En el caso de España, aunque la exigencia de registro vía DNI sea irrelevante a la hora de poder identificar al usuario de las redes, tengo para mí que ese expreso requisito formal sumado a la acusada aleatoriedad e impredecibilidad de los tribunales cuando se somete a su enjuiciamiento este tipo de opiniones, haría plausible en el imaginario colectivo de los usuarios de redes un efecto desalentador a la hora de expresarse libremente, máxime cuando se trata de opiniones que frecuentemente son legítimamente incómodas, expresadas en el contexto de multilaterales debates encendidos y propios de la inmediatez de las plataformas. 

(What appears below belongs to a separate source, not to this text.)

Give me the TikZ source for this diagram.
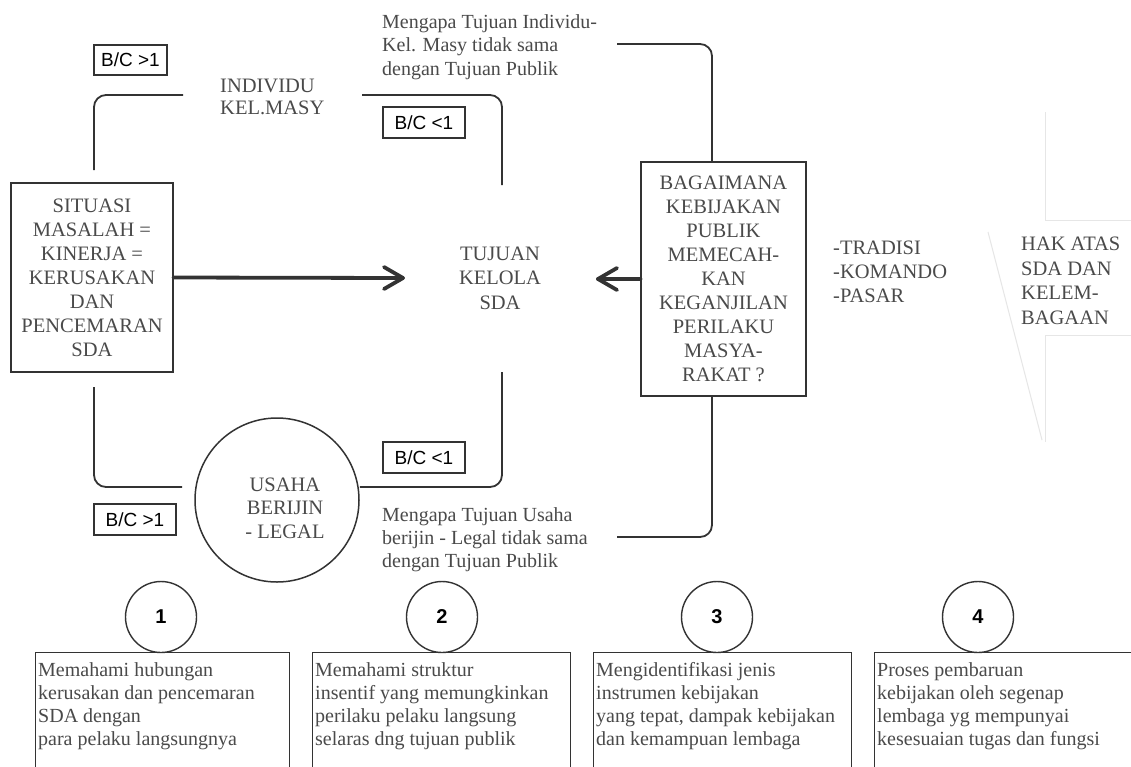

En definitiva, en lo que creo que sí que hay consenso es en que nadie querría ver a X o Facebook en la tesitura en la que Beaumarchais colocaba en 1778 a su Fígaro metido al oficio de editor, y cuyo texto, por su clarividencia e ingenio, no me resisto a transcribir: 

“Me dicen que se ha establecido en Madrid un sistema de libertad en la venta de los productos que alcanza a los de prensa. Según él, con tal de que no hable en mis escritos del Gobierno, ni de religión, ni de política, ni de moral, ni de los funcionarios, ni de las corporaciones influyentes, ni de la ópera, ni los demás espectáculos, ni de nadie que se relacione con algo, puedo imprimirlo todo con entera libertad, bajo el control de dos o tres censores.  Para disfrutar de una libertad tan grata, anuncio un papel periódico, y, creyendo que no pisaba el terreno de nadie, lo titulo DIARIO INUTIL. ¡Pues sí! Veo alzarse contra mí mil pobres gacetilleros; me prohíben el diario y heme aquí otra vez sin oficio…”.